Electrical transport measurement of exciton condensate in barrier-separated InAs/GaSb bilayer system

Exciton condensate in semiconductors has been one of the most interesting research fields in condensed matter physics in the last few decades. To extend the exciton lifetime, barrier-separated double quantum wells (QW) are used to prevent the recombination of excitons, where the electrons and holes reside in different QWs separately. The excitons in such nanostructure are so-called real-space indirect excitons. The first observation of real-space indirect exciton condensate is in the barrier-separated GaAs, in which the excitons are excited by light under a strong electric field. However, since the bandgap (E_g) of GaAs is much larger than the binding energy (E_B) of exciton which is usually several meVs, the lifetime of excitons and the condensate is very limited. One way to realize the condensate of the real-space indirect exciton with infinite lifetime is to exert a strong magnetic field to generate landau levels in both QWs. When the magnetic field is strong enough, the electrons (holes) will partially fill the lowest Landau level. Then the electrons and holes at the lowest Landau level will pair together as excitons and condensate at low temperatures. The evidence of such exciton condensate was found both in GaAs double QWs and double-layer graphene systems by electrical transport measurement.

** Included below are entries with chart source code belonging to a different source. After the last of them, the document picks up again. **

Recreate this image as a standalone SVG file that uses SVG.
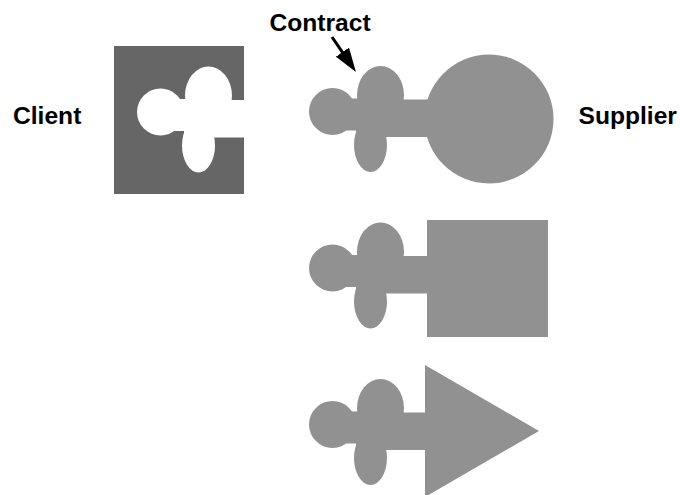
<svg xmlns="http://www.w3.org/2000/svg" xmlns:xlink="http://www.w3.org/1999/xlink" width="680" height="495" viewBox="0 0 680 495">
  <style>
    .label { font-family: "Liberation Sans", Arial, Helvetica, sans-serif; font-weight: bold; font-size: 24.6px; fill: #000; }
    .part { fill: #919191; }
    .socket { fill: #666666; }
    .hole { fill: #ffffff; }
    .pointer { stroke: #000; stroke-width: 3; fill: none; }
  </style>
  <defs>
    <!-- contract plug: knob, neck, two lobes and the stem into the body -->
    <g id="plug">
      <circle cx="332.5" cy="111.5" r="23.5"/>
      <rect x="344" y="98.5" width="16" height="32"/>
      <ellipse cx="380.5" cy="95" rx="23.5" ry="29"/>
      <ellipse cx="370.5" cy="145" rx="16.5" ry="27"/>
      <rect x="356" y="99.5" width="74" height="37.5"/>
    </g>
    <marker id="head" viewBox="0 0 24 16" refX="5" refY="8" markerWidth="24" markerHeight="16" markerUnits="userSpaceOnUse" orient="auto">
      <path d="M0,0 L24,8 L0,16 z" fill="#000"/>
    </marker>
  </defs>

  <!-- client: socket block with the plug shape cut out -->
  <g id="client">
    <rect class="socket" x="114" y="46" width="130" height="148"/>
    <use xlink:href="#plug" class="hole" transform="translate(-172,0.5)"/>
    <text class="label" x="13" y="124">Client</text>
  </g>

  <!-- supplier with round body -->
  <g id="supplier-circle" class="part">
    <use xlink:href="#plug"/>
    <circle cx="489" cy="119" r="64.5"/>
  </g>
  <text id="supplier-label" class="label" x="578.5" y="124">Supplier</text>

  <!-- supplier with square body -->
  <g id="supplier-square" class="part">
    <use xlink:href="#plug" transform="translate(0,156.5)"/>
    <rect x="427" y="220" width="121" height="117"/>
  </g>

  <!-- supplier with triangular body -->
  <g id="supplier-triangle" class="part">
    <use xlink:href="#plug" transform="translate(0,313)"/>
    <polygon points="425,365 539,431 425,497"/>
  </g>

  <g id="contract-label">
    <text class="label" x="269.5" y="31">Contract</text>
  </g>

  <g id="connectors">
    <path class="pointer" d="M332,37 L345.2,56.3" marker-end="url(#head)"/>
  </g>
</svg>
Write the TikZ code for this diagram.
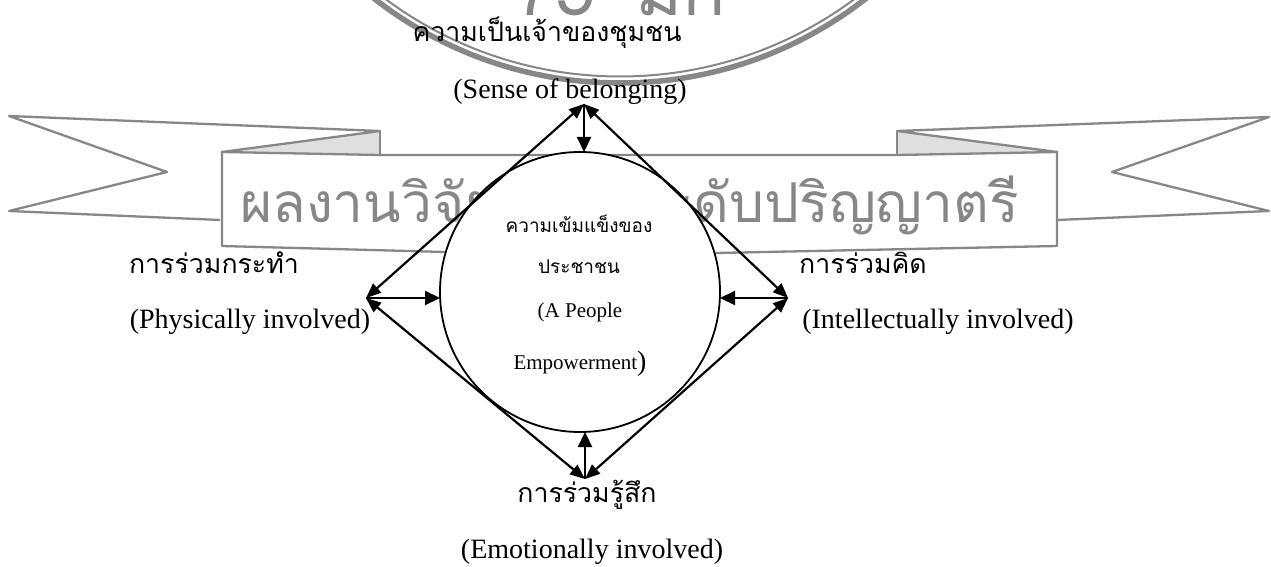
\documentclass[tikz,border=0pt]{standalone}
\usepackage{fontspec}
\setmainfont{Liberation Serif}
\newfontfamily\thaifont[Script=Thai]{Loma}
\usetikzlibrary{arrows.meta,shapes.geometric}
\definecolor{wm}{gray}{0.53}
\tikzset{
  x=1pt,y=-1pt,
  wmline/.style={draw=wm,line width=2.3pt,line join=round},
  conn/.style={draw=black,line width=2.2pt,{Triangle[length=15pt,width=12pt]}-{Triangle[length=15pt,width=12pt]}},
  radial/.style={draw=black,line width=2.2pt,-{Triangle[length=15pt,width=14pt]}},
  lab/.style={font=\fontsize{28}{30}\selectfont,inner sep=0pt,anchor=center},
  thlab/.style={font=\thaifont\fontsize{26.7}{30}\selectfont,inner sep=0pt,anchor=center},
  small/.style={font=\fontsize{21}{24}\selectfont,inner sep=0pt,anchor=center},
  thsmall/.style={font=\thaifont\fontsize{19}{22}\selectfont,inner sep=0pt,anchor=center},
}
\begin{document}
\begin{tikzpicture}
\useasboundingbox (0,0) rectangle (1271,567);
\fill[white] (0,0) rectangle (1271,567);
% seal
\begin{scope}
\clip (0,0) rectangle (1271,567);
\draw[wm,line width=5.5pt] (620,-317) circle[radius=400];
\draw[wm,line width=2pt] (620,-317) circle[radius=393.5];
\node[font=\thaifont\fontsize{72}{76}\selectfont,text=wm,inner sep=0pt,anchor=base] (sealtext) at (621,16) {75\hspace{40pt}มก};
\end{scope}
% banner
\fill[gray!25] (222,152) -- (380,131) -- (380,155) -- cycle;
\fill[gray!25] (897,131) -- (1057,152) -- (897,155) -- cycle;
\draw[wmline] (222,152) -- (380,131) -- (9,116) -- (167,172) -- (9,211) -- (220,220);
\draw[wmline] (380,131) -- (380,155);
\draw[wmline] (222,152) -- (222,246) -- (445,252) -- (716,253) -- (1057,246) -- (1057,152) -- (897,155) -- (380,155) -- cycle;
\draw[wmline] (1057,152) -- (897,131) -- (1269,117) -- (1112,172) -- (1269,211) -- (1057,220);
\draw[wmline] (897,131) -- (897,155);
\node[font=\thaifont\fontsize{55}{60}\selectfont,text=wm,inner sep=0pt,anchor=base] (wmtext) at (629.5,222) {ผลงานวิจัย\hspace{138pt}ระดับปริญญาตรี};
% circle
\node[draw=black,fill=white,line width=1.8pt,circle,minimum size=280,inner sep=0pt] (core) at (580,292) {};
\coordinate (top) at (584,104);
\coordinate (left) at (366,298);
\coordinate (right) at (788,298);
\coordinate (bottom) at (585,479);
\coordinate (ct) at (584,152);
\coordinate (cl) at (440,298);
\coordinate (cr) at (720,298);
\coordinate (cb) at (585,432);
\draw[conn] (top) -- (left);
\draw[conn] (top) -- (right);
\draw[conn] (left) -- (bottom);
\draw[conn] (right) -- (bottom);
\draw[radial] (top) -- (ct);
\draw[radial] (left) -- (cl);
\draw[radial] (right) -- (cr);
\draw[radial] (bottom) -- (cb);
% labels
\node[thlab] (t1) at (547,33) {ความเป็นเจ้าของชุมชน};
\node[lab] (t2) at (570,92) {(Sense of belonging)};
\node[thlab] (l1) at (214,263) {การร่วมกระทำ};
\node[lab] (l2) at (250,322) {(Physically involved)};
\node[thlab] (r1) at (863,263) {การร่วมคิด};
\node[lab] (r2) at (938,322) {(Intellectually involved)};
\node[thlab] (b1) at (587,495) {การร่วมรู้สึก};
\node[lab] (b2) at (592,552) {(Emotionally involved)};
\node[thsmall] (c1) at (579,224) {ความเข้มแข็งของ};
\node[thsmall] (c2) at (579,267) {ประชาชน};
\node[small] (c3) at (580,312) {(A People};
\node[small] (c4) at (580,364) {Empowerment\raisebox{-1pt}{\fontsize{28}{30}\selectfont )}};
\end{tikzpicture}
\end{document}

Another way to realize excitons with infinite lifetime is to find a semiconductor system with E_g<E_B. Especially when E_g<0, i.e. in a semiconductor system with an inverted band structure where the electrons and holes can exist simultaneously. InAs/GaSb double QWs is such a system in which the conduction band minimum of InAs is lower than the valance band maximum of GaSb. Here, I will present the electrical transport measurement of exciton condensate in barrier-separated InAs/GaSb including the fabrication of independent contacts on it.